Ardmore High School looks to crack down on violence, verbal abuse, drugs with new fines program
Ardmore High School is raising the stakes for discipline when it comes to fighting at school, among other disruptive behaviors.
The school board adopted the School Violence Prevention program on Tuesday in an effort to stop violence, verbal abuse and marijuana use at the high school.
Citations may be issued by an Ardmore police officer when a student is involved in a fight...curses or swears at school personnel or has drugs on school property.
Principal James Meece said imposing fines has worked in the past to cut down on fights.
When he was principal in the 1990s and gangs in the city were prominent, there would be fights three or four times a week.

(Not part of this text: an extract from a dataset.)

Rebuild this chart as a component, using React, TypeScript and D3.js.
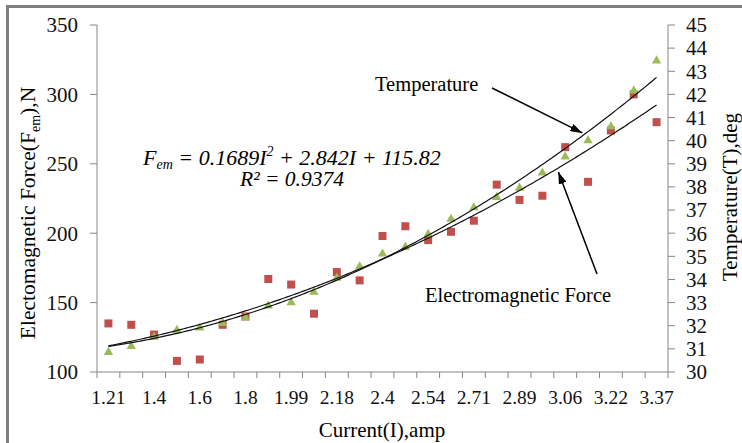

After fines of $400 were put in place, there were only three.
Meece said he hopes to see similar success this time around.
"If we have an altercation during the day, then it messes up the rest of the school day because the kids are all talking about it and wanting to do something else about it," Meece said.
When a students are involved in a fight that is not self-defense, they can get a "disturbing the peace" citation with a fine of $260.
When students swear or curse at school personnel or interfere with the school process, they can get a "public nuisance" citation with a fine of $260.
When students are in possession of marijuana on school property, they can get a "possession of CDS" citation of $460 or $520 depending if the marijuana has THC.
Meece says this is all in an effort to make the school safer for learning.
"We want to provide an environment so that they can feel safe," Meece said. "We want to provide them an environment so that they know, when they come to school, this is what's expected of them and there are people that are going to hold them accountable."
Janet Batson is an educator and had a granddaughter graduate from Ardmore last year.
"We need to own up to our actions," Batson said. "I think it might help prepare students that make mistakes to prepare for adult life after high school."
Despite the new rules, Meece said most of his students are well-behaved.
"95 percent of your kids go to school to learn and to be able to move on," Meece said. "Five percent are who you deal with."
Ardmore City Schools said if it sees success with this program at the high school, it will expand the program to lower grades in the future.